OU students start exchange with kids in New York to create art

"Without Words", an exhibition at the Kennedy Museum of Art, showcases a collaboration between Ohio University art students and Scribble Art workshop students. 

Without saying a word to each other, children ages four to eight-years-old and students studying art at Ohio University, exchange thoughts through artwork.

“Without Words: Bringing the Big Apple to Appalachia” is a program designed to encourage young artists to be creative and to give experience to art students in college. OU students studying art collaborate with students from Scribble Art Workshop in Manhattan, New York to create a drawing.

The program is called “Without Words” because each artist uses iconography, or symbols and images in art to create a larger meaning — to send a message without explaining it further.

The program was initially an after-school program created by a former student of John Sabraw, a professor of painting and drawing, until it turned into something bigger. One of Sabraw’s goals, he said, is getting out of the “same old trace-your-hand-and-make-a-turkey-out of-it for arts education.”

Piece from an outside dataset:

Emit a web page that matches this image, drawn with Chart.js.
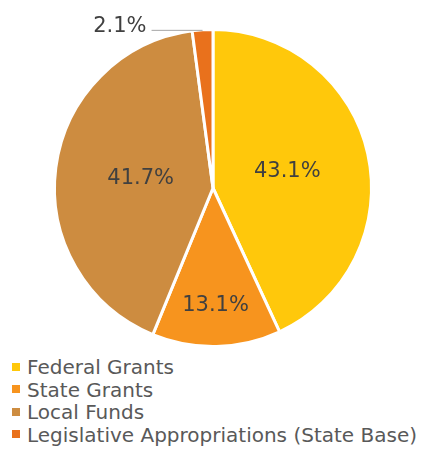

“We don’t care if they have talent or whatever you want to call it, but what we want to do with that is we’re really about getting them to be in touch and to have confidence in their own ability to be creative makers and thinkers,” Sabraw said.

The process of creating the artwork is a back-and-forth exchange between the students in New York and the students in Athens. The two groups create art through sending it to each other, adding color and symbols with each interaction.

When the expedition is over in about a month, the art students at OU will send the artwork back to their paint pals for them to keep their pieces of art.

Clarissa Gucwa, a student involved in the exchange, said her favorite part of the program is working with students in a different age group.

“It really brings it back to where we come from as artists, because as a younger person you do different types of art than you do in college,” said Gucwa, a junior studying photography and integrated media, with a business minor. “It was great to see that perspective … their artistic style verse my artistic style or the classes artistic style.”

Gucwa said she thought the program was a great experience to work with students who have a different perspective based on cultural differences and age differences.

There are 10 pieces that are finished and displayed in the Kennedy Museum of Art, located at The Ridges in Lin Hall at OU.

“The works are hanging together on a board that have a highlight of what looks like, in a distance, the New York skyline and the Athens landscape,” said Petra Kralickova, the curator at the Kennedy Museum of Art.

This program helps both parties gain experience, and Sabraw said there’s two aspects he hopes the organizations take away.

“One, we hope to get the kids to actually be excited that other people are also being creative and feel that what they have to say is valid beyond a little classroom,” Sabraw said. “The other thing for my students, I want them to see how important their role is going to be out in the world shaping young lives.”